2 Cenários de Igreja no qual se insere o pontificado de Leão XIV e legado de Francisco

Quais os cenários a partir dos quais Leão XIV inaugura seu pontificado? Até que ponto nestes cenários é possível dar continuidade ao legado de Francisco? Para responder a essas perguntas, é importante ter em mente o que acima foi dito sobre a Igreja pós-conciliar e seus desdobramentos recentes. A grande questão que teve que enfrentar o Papa Francisco foi a de uma nova recepção do Vaticano II. Alguns desdobramentos da tentativa de diálogo entre a Igreja e os grupos tradicionalistas tinham criado mais confusão do que ajudado a Igreja a reencontrar a unidade. Já em seu plano de governo, a Evangelii gaudium, Francisco havia sinalizado que todo o pontificado deveria ser uma retomada do que havia começado o Vaticano II. A centralidade da missão foi então o que marcou profundamente suas decisões, tendo em vista a autocompreensão da Igreja como sacramento e sinal da unidade entre os seres humanos e deles com Deus. A isso dedicou todos os seus esforços, que culminaram nesta importante atualização das intuições conciliares que foi o sínodo da sinodalidade.

O retorno ao Vaticano II não agradou grupos mais próximos do tradicionalismo, que tinham se fortificado no período que antecedeu a ascensão de Francisco e durante seu pontificado. Esses grupos são muito fortes no atual modelo de catolicismo hegemônico nos Estados Unidos, terra de onde vem o novo pontífice. Eles também atraem muitos jovens em vários países europeus e no Brasil, conforme acima foi dito. Muito presentes nas novas mídias, eles acreditam que o Vaticano II foi um desvio, que a modernidade é radicalmente anti-cristã, que não é possível dialogar com ela, pois o que daí derivará será sempre a corrosão dos princípios basilares da fé verdadeira. Segundo um artigo recente de Massimo Faggioli comentando a eleição de Robert Prevost ao papado, o catolicismo norte-americano de 2025 não é o que levou à eleição de Kennedy nem de Biden, mas um outro tipo de catolicismo, representado pelo atual vice-presidente James David Vance, com o qual, por sinal, o Papa Francisco teve um de seus últimos encontros. Esse catolicismo, que tem forte influência nos USA, não é o do atual Papa Leão XIV, que adotou este nome justamente em referência à compreensão da fé cristã num mundo então em mutação, e que deu origem à Doutrina Social da Igreja.

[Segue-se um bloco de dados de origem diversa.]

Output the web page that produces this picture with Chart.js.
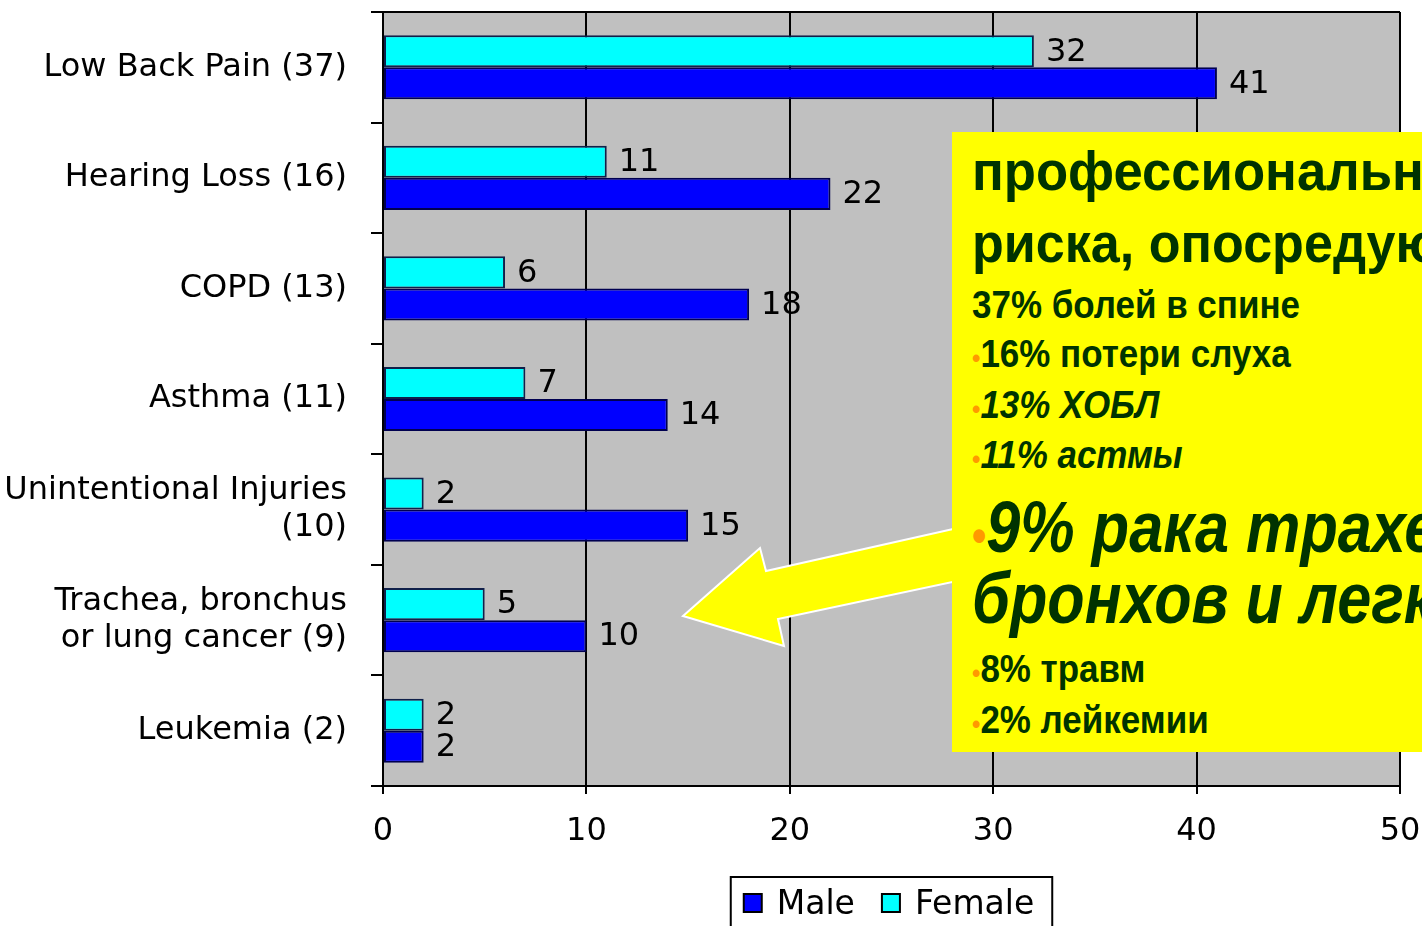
<!DOCTYPE html>
<html><head><meta charset="utf-8">
<script src="https://cdn.jsdelivr.net/npm/chart.js@4.4.0/dist/chart.umd.min.js"></script>
<style>
html,body{margin:0;padding:0;background:#fff;overflow:hidden;width:1422px;height:926px;}
#wrap{position:relative;width:1422px;height:926px;overflow:hidden;}
canvas{position:absolute;left:0;top:0;}
#arrow{position:absolute;left:0;top:0;}
#note{position:absolute;left:952px;top:132px;width:470px;height:620px;background:#ffff00;overflow:hidden;}
.ln{position:absolute;white-space:nowrap;font-family:'Liberation Sans',Arial,sans-serif;font-weight:bold;color:#003300;transform-origin:0 0;line-height:1;}
.it{font-style:italic;}
.b{color:#ff9900;}
</style></head>
<body><div id="wrap">
<canvas id="c" width="1422" height="926"></canvas>
<svg id="arrow" width="1422" height="926"><polygon points="683,616 760,548 766,571 962,527 962,580 778,619 784,646" fill="#ffff00" stroke="#ffffff" stroke-width="2" stroke-linejoin="miter"/></svg>
<div id="note"></div>
</div>
<script>
// ---- data ----
const categories = ['Low Back Pain (37)', 'Hearing Loss (16)', 'COPD (13)', 'Asthma (11)', ['Unintentional Injuries', '(10)'], ['Trachea, bronchus', 'or lung cancer (9)'], 'Leukemia (2)'];
const femaleValues = [32, 11, 6, 7, 2, 5, 2];
const maleValues = [41, 22, 18, 14, 15, 10, 2];
const xTickValues = [0, 10, 20, 30, 40, 50];
const seriesNames = ['Female', 'Male'];
const noteLines = [
  {bullet: false, text: 'профессиональн', size: 56, italic: false, base: 58, sx: 0.94},
  {bullet: false, text: 'риска, опосредую', size: 56, italic: false, base: 130, sx: 0.93},
  {bullet: false, text: '37% болей в спине', size: 38, italic: false, base: 186, sx: 0.92},
  {bullet: true, text: '16% потери слуха', size: 38, italic: false, base: 235, sx: 0.92},
  {bullet: true, text: '13% ХОБЛ', size: 38, italic: true, base: 286, sx: 0.92},
  {bullet: true, text: '11% астмы', size: 38, italic: true, base: 336, sx: 0.92},
  {bullet: true, text: '9% рака трахе', size: 72, italic: true, base: 420, sx: 0.85},
  {bullet: false, text: 'бронхов и легк', size: 72, italic: true, base: 491, sx: 0.85},
  {bullet: true, text: '8% травм', size: 38, italic: false, base: 550, sx: 0.92},
  {bullet: true, text: '2% лейкемии', size: 38, italic: false, base: 601, sx: 0.92}
];

// ---- annotation box (real text) ----
const note = document.getElementById('note');
noteLines.forEach(l => {
  const d = document.createElement('div');
  d.className = 'ln' + (l.italic ? ' it' : '');
  d.style.fontSize = l.size + 'px';
  d.style.left = '20px';
  d.style.top = (l.base - 0.8465 * l.size) + 'px';
  d.style.transform = 'scaleX(' + l.sx + ')';
  if (l.bullet) {
    const b = document.createElement('span');
    b.className = 'b';
    b.style.fontSize = (l.size > 60 ? 48 : 26) + 'px';
    b.style.fontStyle = 'normal';
    b.textContent = '•';
    d.appendChild(b);
  }
  d.appendChild(document.createTextNode(l.text));
  note.appendChild(d);
});

// ---- plugins ----
const plotBg = {
  id: 'plotBg',
  beforeDraw(chart) {
    const {ctx, chartArea: a} = chart;
    ctx.save();
    ctx.fillStyle = '#c0c0c0';
    ctx.fillRect(a.left, a.top, a.right - a.left, a.bottom - a.top);
    ctx.restore();
  },
  beforeDatasetsDraw(chart) {
    const {ctx, chartArea: a} = chart;
    ctx.save();
    ctx.strokeStyle = '#000';
    ctx.lineWidth = 2;
    ctx.beginPath();
    ctx.moveTo(a.left, a.top);
    ctx.lineTo(a.right, a.top);
    ctx.stroke();
    ctx.restore();
  }
};
const valueLabels = {
  id: 'valueLabels',
  afterDatasetsDraw(chart) {
    const ctx = chart.ctx;
    ctx.save();
    ctx.font = '32px "DejaVu Sans"';
    ctx.fillStyle = '#000';
    ctx.textBaseline = 'middle';
    ctx.textAlign = 'left';
    chart.data.datasets.forEach((ds, i) => {
      chart.getDatasetMeta(i).data.forEach((bar, j) => {
        ctx.fillText(String(ds.data[j]), bar.x + 12, bar.y + 1);
      });
    });
    ctx.restore();
  }
};
const boxLegend = {
  id: 'boxLegend',
  afterDraw(chart) {
    const ctx = chart.ctx;
    const a = chart.chartArea;
    ctx.save();
    ctx.font = '33px "DejaVu Sans"';
    const items = chart.data.datasets.slice().reverse();
    const box = 18, gapText = 15, gapItem = 27, padL = 13, padR = 18;
    let total = 0;
    items.forEach((ds, k) => { total += box + gapText + ctx.measureText(ds.label).width + (k ? gapItem : 0); });
    const cx = (a.left + a.right) / 2;
    const startX = cx - (total + padL + padR) / 2;
    const cy = 903;
    ctx.fillStyle = '#fff';
    ctx.fillRect(startX, 877, total + padL + padR, 60);
    ctx.strokeStyle = '#000';
    ctx.lineWidth = 2;
    ctx.strokeRect(startX, 877, total + padL + padR, 60);
    let x = startX + padL;
    ctx.textBaseline = 'middle';
    items.forEach(ds => {
      ctx.fillStyle = ds.backgroundColor;
      ctx.fillRect(x, cy - 9, box, box);
      ctx.strokeStyle = '#000';
      ctx.lineWidth = 2;
      ctx.strokeRect(x, cy - 9, box, box);
      x += box + gapText;
      ctx.fillStyle = '#000';
      ctx.fillText(ds.label, x, cy + 2);
      x += ctx.measureText(ds.label).width + gapItem;
    });
    ctx.restore();
  }
};

new Chart(document.getElementById('c'), {
  type: 'bar',
  data: {
    labels: categories,
    datasets: [
      {label: seriesNames[0], data: femaleValues, backgroundColor: '#00ffff', borderColor: '#10204a', borderWidth: 2, borderSkipped: false},
      {label: seriesNames[1], data: maleValues, backgroundColor: '#0000ff', borderColor: '#000050', borderWidth: 2, borderSkipped: false}
    ]
  },
  options: {
    indexAxis: 'y',
    responsive: false,
    animation: false,
    devicePixelRatio: 1,
    layout: {padding: {top: 12, right: 22, bottom: 0, left: 0}},
    datasets: {bar: {barPercentage: 1, categoryPercentage: 0.58}},
    plugins: {legend: {display: false}, tooltip: {enabled: false}},
    scales: {
      x: {
        min: xTickValues[0], max: xTickValues[xTickValues.length - 1],
        afterBuildTicks(scale) { scale.ticks = xTickValues.map(v => ({value: v})); },
        afterFit(scale) { scale.height = 140; scale.paddingLeft = 0; scale.paddingRight = 0; },
        grid: {color: '#000', lineWidth: 2, tickLength: 8, drawOnChartArea: true},
        border: {display: true, color: '#000', width: 2},
        ticks: {color: '#000', font: {family: 'DejaVu Sans', size: 32}, padding: 18, maxRotation: 0}
      },
      y: {
        afterFit(scale) { scale.width = 383; scale.paddingTop = 0; scale.paddingBottom = 0; },
        grid: {offset: true, drawOnChartArea: false, color: '#000', lineWidth: 2, tickLength: 12},
        border: {display: true, color: '#000', width: 2},
        ticks: {color: '#000', font: {family: 'DejaVu Sans', size: 32, lineHeight: 1.15}, padding: 24, autoSkip: false}
      }
    }
  },
  plugins: [plotBg, valueLabels, boxLegend]
});
</script>
</body></html>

As expectativas com relação ao novo Papa são enormes. Da parte dos que foram despertados pelo magistério profético e inspirador de Francisco, se espera que ele dê continuidade a tantos processos abertos pelo pontífice argentino. Da parte dos que tiveram medo do que foi proposto, ou dos que foram atraídos por discursos que rejeitam o caminho inaugurado pelo Vaticano II, se espera que ele desacelere e volte a insistir naquilo que é o “essencial”, a “sã doutrina”, não se enveredando em temas polêmicos. Muitos gestos do novo pontífice e suas palavras, por um lado, sinalizam para a “ponte” estendida, para que os conflitos internos entre grupos eclesiais possam ceder o lugar a uma real escuta, a mesma de tantas maneiras promovida pelo caminho sinodal, criando diálogo, promovendo a unidade. Segundo muitas análises feitas sobre o perfil do novo Papa, trata-se de um homem de diálogo, mas que também sabe tomar decisões. Sua experiência de viver entre mundos, América do Norte, América Latina, Europa, o habilitaram a ser o “construtor de pontes” tão enfatizado por Francisco. Outras análises vão na direção de seu enraizamento na teologia e na espiritualidade agostiniana.

A teologia do bispo de Hipona é, sem dúvida, a que mais marcou a Igreja católica, seja através da visão pessimista da condição humana, marcada pelo pecado e necessitada da graça, seja através da agudeza com a qual perscrutou a busca da verdade e do sentido, seja através das intuições geniais a partir das quais pensou o cristianismo na história. Qual agostinianismo prevalecerá no papado que se inaugura? Ainda não se sabe. Algumas indicações em seus discursos são promissoras, como a que afirma que com os cristãos ele é cristão e para eles ele é pastor, bispo, de seu primeiro discurso. A da inquietude, presente no discurso da missa com a qual inaugurou oficialmente seu pontificado. Se essas duas linhas predominarem, certamente muito do legado de Francisco continuará e florescerá nos próximos anos de seu ministério junto à sé de Roma. Mais, porém, que desejar que ele seja um Francisco 2, como alguns têm assinalado, é importante desejar que a missão que ele se deu ao escolher o nome de Leão o leve de fato a contribuir para que a Igreja possa continuar adentrando o século XXI sendo fiel testemunha do Cristo.

Nota

[1] Boa parte deste texto corresponde a uma reflexão proposta no Observatório Político da Comissão Brasileira Justiça e Paz, no dia 13/05/2025.